MSM offers MBA specializations in entrepreneurship and the digital economy—covering hot topics like big data analytics, cybersecurity, and Industry 4.0—as well as a one-week innovation management module at RWTH Aachen University, a leading German engineering school.
Oliver Olson, director of global education programs at MSM, says a focus on high-technology can be seen throughout the MBA curriculum. Virtual Reality, Augmented Reality, Artificial Intelligence are all on his radar. For 2018, a major focus is on the incorporation of online learning.
“I’ve heard from major employers—Nestle, Virgin Media, SAP—that we need to take advantage of a modern classroom,” he explains. “The lecture format, even the case study method, isn’t enough—employers want students to go through an immersive learning experience.
“We don’t want to use our classes to lecture to the students. We want students to do the required reading before class and then debate, discuss, and put into practice what they’ve learned. That’s where online learning comes in—it fills in all the gaps.

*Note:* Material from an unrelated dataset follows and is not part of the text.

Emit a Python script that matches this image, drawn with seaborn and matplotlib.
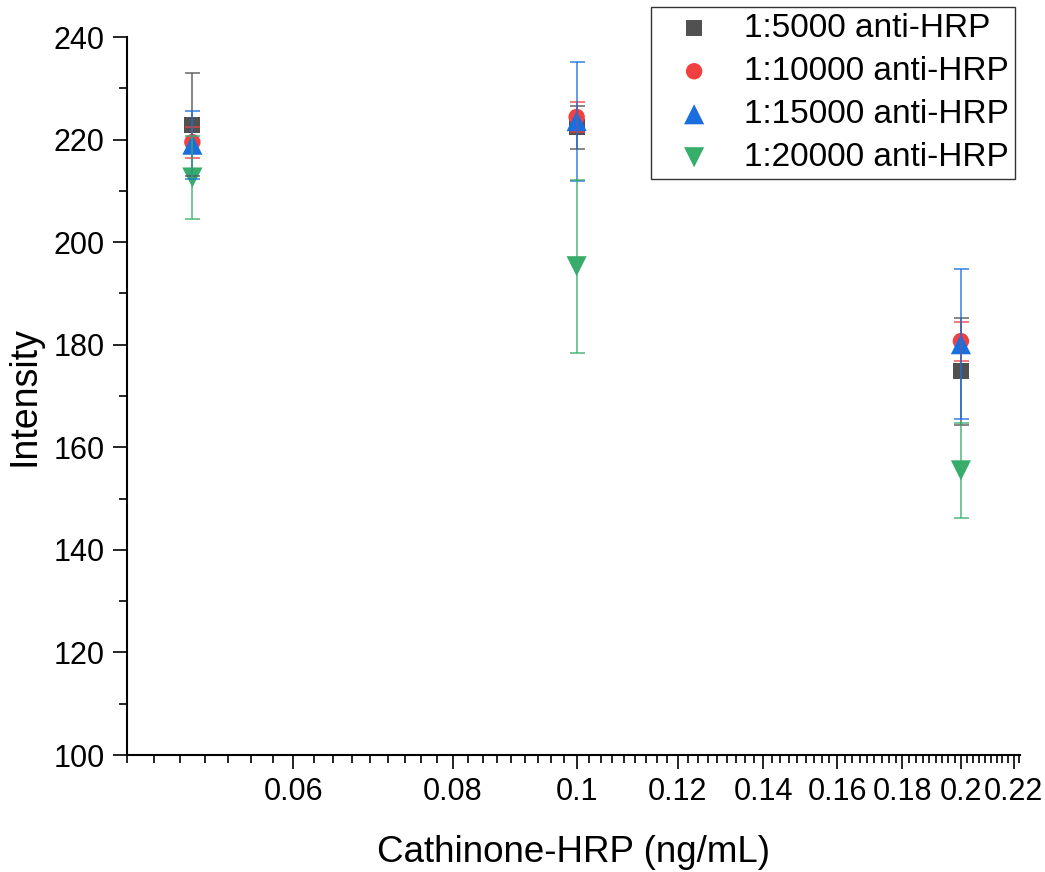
import numpy as np
import pandas as pd
import matplotlib
matplotlib.use("Agg")
import matplotlib.pyplot as plt
import matplotlib.ticker as mticker
import seaborn as sns

# ---- data ----
conc = [0.05, 0.1, 0.2]
series_names = ["1:5000 anti-HRP", "1:10000 anti-HRP", "1:15000 anti-HRP", "1:20000 anti-HRP"]
mean_5000 = [222.9, 222.4, 174.8]
err_5000 = [10.0, 4.2, 10.4]
mean_10000 = [219.5, 224.4, 180.7]
err_10000 = [3.0, 3.0, 3.8]
mean_15000 = [219.0, 223.6, 180.1]
err_15000 = [6.6, 11.6, 14.6]
mean_20000 = [212.6, 195.3, 155.5]
err_20000 = [8.1, 16.9, 9.3]

means = [mean_5000, mean_10000, mean_15000, mean_20000]
errs = [err_5000, err_10000, err_15000, err_20000]
colors = ["#515151", "#F14040", "#1A6FDF", "#37AD6B"]
markers = ["s", "o", "^", "v"]
sizes = [135, 140, 210, 210]

x_major = [0.06, 0.08, 0.1, 0.12, 0.14, 0.16, 0.18, 0.2, 0.22]
x_labels = ["0.06", "0.08", "0.1", "0.12", "0.14", "0.16", "0.18", "0.2", "0.22"]
y_ticks = [100, 120, 140, 160, 180, 200, 220, 240]

sns.set_theme(style="ticks")
plt.rcParams["font.family"] = ["Liberation Sans", "DejaVu Sans"]
plt.rcParams["text.color"] = "black"
plt.rcParams["axes.labelcolor"] = "black"

fig = plt.figure(figsize=(10.45, 8.72), dpi=100)
ax = fig.add_axes([127 / 1045, 1 - 755 / 872, (1020 - 127) / 1045, (755 - 37) / 872])

for name, m, e, c, mk, s in zip(series_names, means, errs, colors, markers, sizes):
    df = pd.DataFrame({"x": conc, "y": m})
    sns.scatterplot(data=df, x="x", y="y", marker=mk, color=c, s=s,
                    edgecolor="none", linewidth=0, ax=ax, label=name, zorder=3)
    ax.errorbar(conc, m, yerr=e, fmt="none", ecolor=c, elinewidth=1.3,
                capsize=5.4, capthick=1.3, alpha=0.75, zorder=4)

ax.set_xscale("log")
ax.set_xlim(0.04444, 0.2225)
ax.set_ylim(100, 240)
ax.xaxis.set_major_locator(mticker.FixedLocator(x_major))
ax.xaxis.set_major_formatter(mticker.FixedFormatter(x_labels))
minor = [v for v in np.arange(0.04, 0.2301, 0.02 / 9)
         if all(abs(v - t) > 1e-6 for t in x_major)]
ax.xaxis.set_minor_locator(mticker.FixedLocator(minor))
ax.xaxis.set_minor_formatter(mticker.NullFormatter())
ax.set_yticks(y_ticks)
ax.yaxis.set_minor_locator(mticker.MultipleLocator(10))

for sp in ["top", "right"]:
    ax.spines[sp].set_visible(False)
for sp in ["left", "bottom"]:
    ax.spines[sp].set_linewidth(1.5)
    ax.spines[sp].set_color("black")

ax.tick_params(axis="both", which="major", direction="out", length=10, width=1.2,
               labelsize=22, colors="black", pad=6)
ax.tick_params(axis="both", which="minor", direction="out", length=5.5, width=1.2,
               colors="black")

ax.set_xlabel("Cathinone-HRP (ng/mL)", fontsize=26.5, labelpad=20, color="black")
ax.set_ylabel("Intensity", fontsize=27, labelpad=8, color="black")

leg = ax.legend(loc="upper right", bbox_to_anchor=(1015 / 1045, 1 - 7 / 872),
                bbox_transform=fig.transFigure, borderaxespad=0, fontsize=24,
                frameon=True, fancybox=False, labelspacing=0.36,
                handletextpad=0.4, borderpad=0.18, handlelength=2.2)
leg.get_frame().set_edgecolor("black")
leg.get_frame().set_linewidth(1.0)
leg.set_zorder(10)

fig.savefig("out.png", dpi=100)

“With our MBA now, you can see it’s about flexibility,” he continues. “Our students can do it in one year in a full time setting; in two-four years in an executive format; or in two-to-four years online. And they’re not bound by any of those—they can move around.”
Maastricht School of Management reviews its MBA curriculum every year to match employers’ needs. As the high-tech sector in the Netherlands continues to boom, and high-tech topics and technology drive the MBA curriculum, the school’s MBA students are reaping the rewards.